Wiredcraft / executioner

The executioner will .. execute commands via ansible
0 stars 2 forks source link

Avoid timeouts for long running tasks #2

Open JuhaS opened 11 years ago

JuhaS commented 11 years ago

Some tasks may run long time causing a timeout of the HTTP connection. One possible solution is to return a job-id after starting the ansible task. Then ui can poll for the result of the task with the job-id. I am not sure how the data should be stored in the server when it's waiting for the ajax poll (just have a job-id->result map in the main api class?).

zbal commented 11 years ago

That's what I was referring to with the 7th point in #1 - sending a "task" as a POST and receiving a HTTP/201 with the id (processing) is usually the best practice that lets you fetch the status of the specific task later on.

You can store the status the way you want, either a simple redis or even in file.

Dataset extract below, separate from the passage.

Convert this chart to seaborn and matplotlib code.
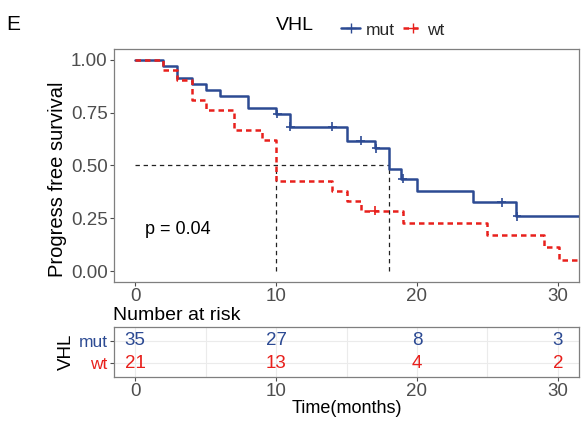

It's up to you. What would you suggest and why?

JuhaS commented 11 years ago

I think I would just store the python dictionary (:) to some of the handlers, probably RunCommandHandler. I'm still new to the async server world, but this is seems logical for following reasons:

1) The Twisted has one threaded event handler. This means the callbacks from deferred and request handlers (for example RunCommandHandler) can't run concurrently. This means we can safely assume there is no race condition if handler reads the map when it gets poll request and deferred callback updates the map with results.

2) There is only one instance of the server. Because of this, we don't have to share the data between nodes.

3) Server won't be restarted often so persistent data store is not needed (like filesystem). The ansible-tasks would get interrupted anyway in case of server restart because they are within the same process.

If any of these were not true I would prefer to go with proper in-memory cache/db like Redis or Memcached that can also share same state between nodes.

It's probably good idea to have a timestamp inside the map-entries so that we can clear old job-entries if browser never came to fetch them (for example browser is closed after starting long job). Like this: dict(: dict("timestamp":, "result":) .